Quantization Divergence As Hallucination Signal

Manoj
Author
Manoj
ML Engineer @ 7-Eleven
Table of Contents

Core Idea
#

Quantization is usually treated as error to minimize. This idea treats quantization error as a signal.

Run a production model in FP8 or INT4, then shadow a small sample of tokens in FP16. If the output distributions diverge sharply, the model may be relying on fragile activations or outlier pathways.

risk(token) = KL(logits_fp16 || logits_quantized)

Why It Might Work
#

Outlier-heavy computation is often where quantization hurts most. If those outliers appear when the model is uncertain, rare, or extrapolating, the divergence may correlate with hallucination risk.

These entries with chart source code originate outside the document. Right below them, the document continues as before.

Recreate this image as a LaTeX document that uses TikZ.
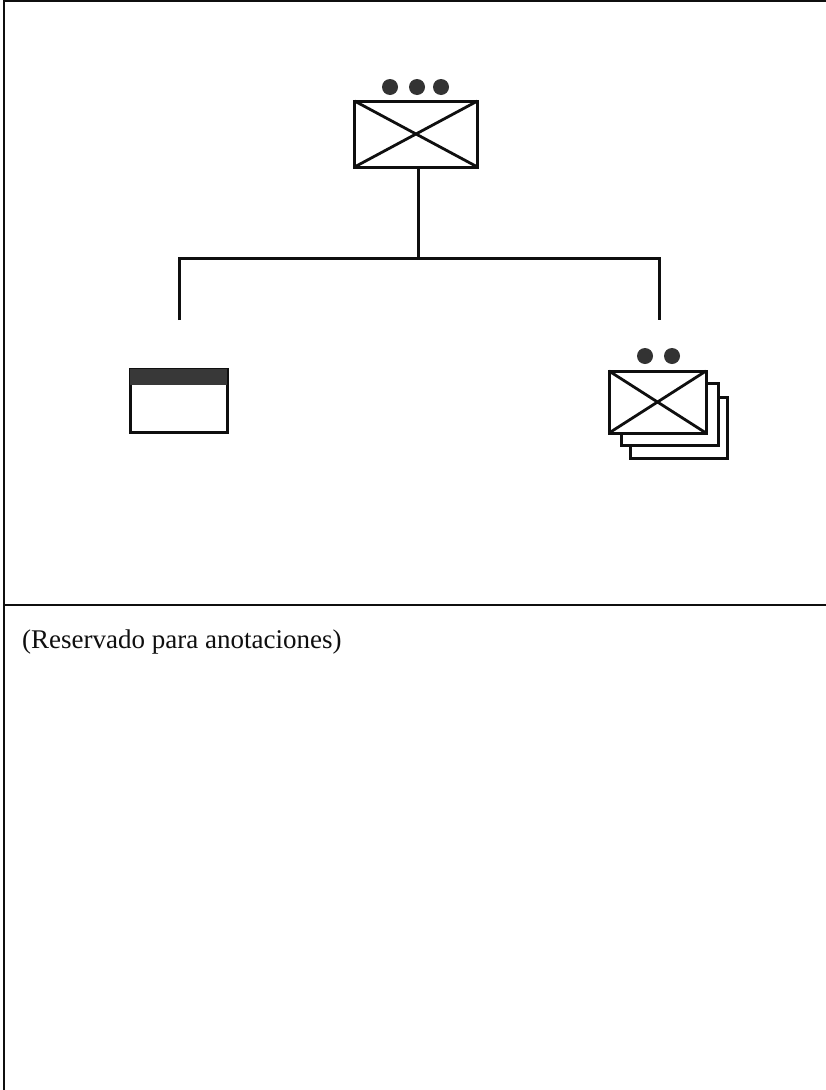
\documentclass[tikz,border=0pt]{standalone}
\usepackage{fontspec}
\setmainfont{Liberation Serif}
\definecolor{inkc}{gray}{0.06}
\definecolor{dotc}{gray}{0.2}
\definecolor{headc}{gray}{0.22}
\tikzset{
  x=1pt,y=-1pt,
  ink/.style={draw=inkc,line width=3pt},
  envbox/.style={ink,fill=white,minimum width=97pt,minimum height=62pt,inner sep=0pt,outer sep=0pt,rectangle},
  cross/.style={draw=inkc,line width=2.8pt},
  dotn/.style={circle,fill=dotc,draw=none,minimum size=16pt,inner sep=0pt},
  frameline/.style={draw=inkc,line width=2pt},
  wire/.style={draw=inkc,line width=3pt}
}
\begin{document}
\begin{tikzpicture}
\useasboundingbox (0,0) rectangle (826,1090);
\fill[white] (0,0) rectangle (826,1090);
% frame
\coordinate (ftl) at (4,1);
\coordinate (ftr) at (826,1);
\coordinate (fbl) at (4,1090);
\coordinate (fml) at (4,605);
\coordinate (fmr) at (826,605);
\draw[frameline] (ftr) -- (ftl) -- (fbl);
\draw[frameline] (fml) -- (fmr);
% top box
\node[envbox,minimum width=123pt,minimum height=66pt] (top) at (416,134) {};
\draw[cross] (top.north west) -- (top.south east);
\draw[cross] (top.south west) -- (top.north east);
\node[dotn] (d1) at (390,87) {};
\node[dotn] (d2) at (417,87) {};
\node[dotn] (d3) at (441,87) {};
% connectors
\coordinate (j) at (418,258);
\coordinate (jl) at (179,258);
\coordinate (jr) at (659,258);
\coordinate (el) at (179,320);
\coordinate (er) at (659,320);
\draw[wire] (top.south -| j) -- (j);
\draw[wire,line cap=butt] (el) -- (jl) -- (jr) -- (er);
% left window
\node[envbox,minimum height=63pt] (win) at (178.5,400.5) {};
\fill[headc] (win.north west) rectangle ([yshift=-16pt]win.north east);
% right stack
\node[envbox,minimum height=61pt] (s3) at (678.5,427.5) {};
\node[envbox,minimum height=62pt] (s2) at (669.5,414) {};
\node[envbox,minimum height=62pt] (s1) at (657.5,402) {};
\draw[cross] (s1.north west) -- (s1.south east);
\draw[cross] (s1.south west) -- (s1.north east);
\node[dotn] (d4) at (645,356) {};
\node[dotn] (d5) at (672,356) {};
% note
\node[anchor=base west,inner sep=0pt,font=\fontsize{27}{31}\selectfont,text=inkc] (note) at (22,648.5) {(Reservado para anotaciones)};
\end{tikzpicture}
\end{document}
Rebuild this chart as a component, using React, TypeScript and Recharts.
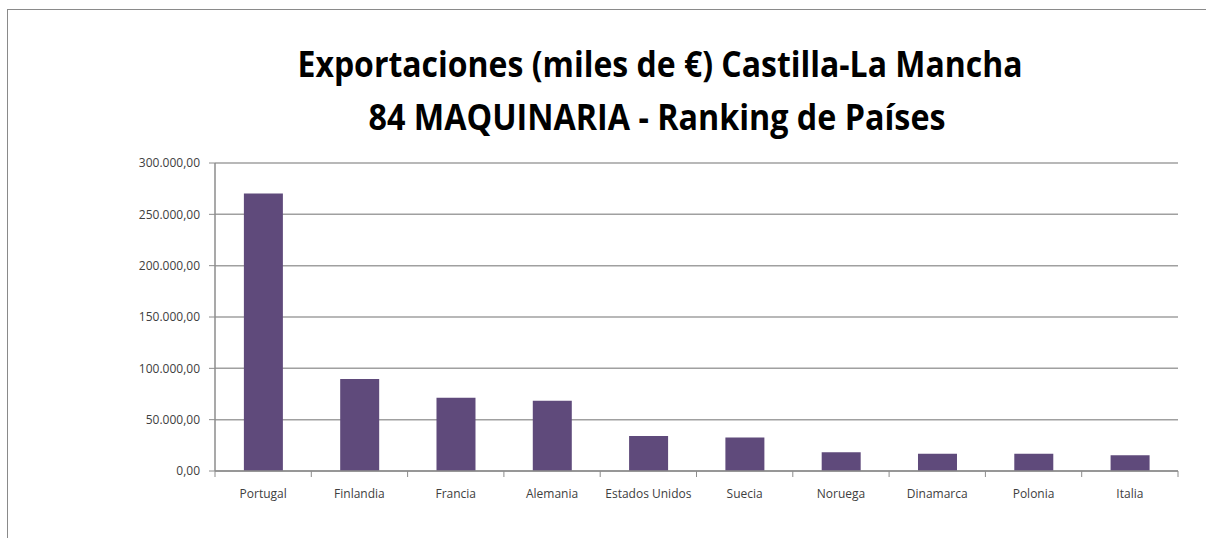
import React from 'react';
import { BarChart, Bar, XAxis, YAxis, CartesianGrid } from 'recharts';

const COUNTRIES = [
  'Portugal',
  'Finlandia',
  'Francia',
  'Alemania',
  'Estados Unidos',
  'Suecia',
  'Noruega',
  'Dinamarca',
  'Polonia',
  'Italia',
];
const EXPORTS = [270300, 89700, 71300, 68400, 34100, 32700, 18200, 16900, 16800, 15300];
const Y_TICKS = [0, 50000, 100000, 150000, 200000, 250000, 300000];

const WIDTH = 1206;
const HEIGHT = 538;
const PLOT_LEFT = 215;
const PLOT_RIGHT = 28;
const HALF_BAND = (WIDTH - PLOT_LEFT - PLOT_RIGHT) / COUNTRIES.length / 2;

const AXIS_GRAY = '#8c8c8c';
const LABEL_COLOR = '#404040';
const FONT = '"Open Sans", "Liberation Sans", sans-serif';

const data = COUNTRIES.map((country, i) => ({ country, value: EXPORTS[i] }));

// 300000 -> "300.000,00"
const fmtEs = (v: number) => {
  const int = Math.round(v)
    .toString()
    .replace(/\B(?=(\d{3})+(?!\d))/g, '.');
  return `${int},00`;
};

function CountryTick(props: any) {
  const { x, y, payload, index } = props;
  const last = index === COUNTRIES.length - 1;
  return (
    <g>
      <line x1={x - HALF_BAND} x2={x - HALF_BAND} y1={y} y2={y + 6} stroke={AXIS_GRAY} />
      {last && (
        <line x1={x + HALF_BAND} x2={x + HALF_BAND} y1={y} y2={y + 6} stroke={AXIS_GRAY} />
      )}
      <text
        x={x}
        y={y + 27}
        textAnchor="middle"
        fill={LABEL_COLOR}
        fontSize={12}
        fontFamily={FONT}
      >
        {payload.value}
      </text>
    </g>
  );
}

export default function App() {
  return (
    <div
      style={{
        position: 'fixed',
        left: 0,
        top: 0,
        width: WIDTH,
        height: HEIGHT,
        overflow: 'hidden',
        background: '#fff',
      }}
    >
      {/* frame: top and left edges of the chart area border */}
      <div
        style={{
          position: 'absolute',
          left: 7,
          top: 9,
          width: WIDTH - 7,
          height: 1,
          background: '#8a8a8a',
        }}
      />
      <div
        style={{
          position: 'absolute',
          left: 7,
          top: 9,
          width: 1,
          height: HEIGHT - 9,
          background: '#8a8a8a',
        }}
      />
      <div style={{ position: 'absolute', left: 0, top: 0 }}>
        <BarChart
          width={WIDTH}
          height={HEIGHT}
          data={data}
          margin={{ top: 163, right: PLOT_RIGHT, bottom: 37, left: 0 }}
          barCategoryGap="30%"
        >
          <CartesianGrid vertical={false} stroke="#a0a0a0" strokeWidth={1.5} />
          <XAxis
            dataKey="country"
            interval={0}
            height={30}
            tickSize={0}
            tickMargin={0}
            tick={<CountryTick />}
            axisLine={{ stroke: AXIS_GRAY, strokeWidth: 1.5 }}
            tickLine={false}
          />
          <YAxis
            width={PLOT_LEFT}
            domain={[0, 300000]}
            ticks={Y_TICKS}
            tickFormatter={fmtEs}
            tickSize={6}
            tickMargin={9}
            axisLine={{ stroke: AXIS_GRAY, strokeWidth: 1.5 }}
            tickLine={{ stroke: AXIS_GRAY }}
            tick={{ fill: LABEL_COLOR, fontSize: 12, fontFamily: FONT }}
          />
          <Bar dataKey="value" fill="#5f4a7b" isAnimationActive={false} />
        </BarChart>
      </div>
      <svg
        width={WIDTH}
        height={150}
        style={{ position: 'absolute', left: 0, top: 0, pointerEvents: 'none' }}
      >
        <text
          x={660}
          y={77}
          textAnchor="middle"
          fontSize={36}
          fontWeight="bold"
          fontFamily={FONT}
          fill="#000"
          textLength={725}
          lengthAdjust="spacingAndGlyphs"
        >
          Exportaciones (miles de €) Castilla-La Mancha
        </text>
        <text
          x={657}
          y={130}
          textAnchor="middle"
          fontSize={36}
          fontWeight="bold"
          fontFamily={FONT}
          fill="#000"
          textLength={577}
          lengthAdjust="spacingAndGlyphs"
        >
          84 MAQUINARIA - Ranking de Países
        </text>
      </svg>
    </div>
  );
}
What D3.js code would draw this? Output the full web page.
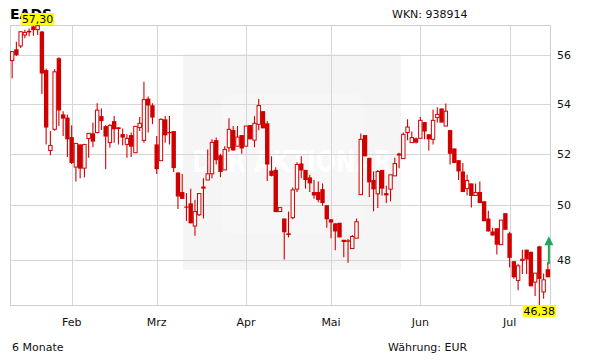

This would not prove hallucination by itself. It would be a cheap warning light.

System Sketch
#

flowchart LR
  Request --> Fast[Production FP8/INT4 path]
  Request --> Sample[Sample 5 percent tokens]
  Sample --> Shadow[Shadow FP16 path]
  Fast --> KL[KL divergence]
  Shadow --> KL
  KL --> Score[Token risk heatmap]
  Score --> Policy[Escalate / cite / abstain]

Experiment Plan
#

  1. Select factual QA, summarization, and RAG hallucination benchmarks.
  2. Run quantized and FP16 paths.
  3. Measure token-level KL divergence.
  4. Correlate divergence with:
    • factual errors,
    • unsupported claims,
    • low confidence outputs,
    • retrieval mismatch.
  5. Calibrate thresholds per model and domain.

Novelty Opinion
#

High. Most quantization work asks “how do we hide the error?” This asks “what does the error reveal?”

Tenure And Complexity
#

  • Prototype: 2-4 weeks.
  • Paper-grade: 2-3 months.
  • Complexity: Medium.
  • Main risk: divergence may correlate with rare tokens rather than hallucination.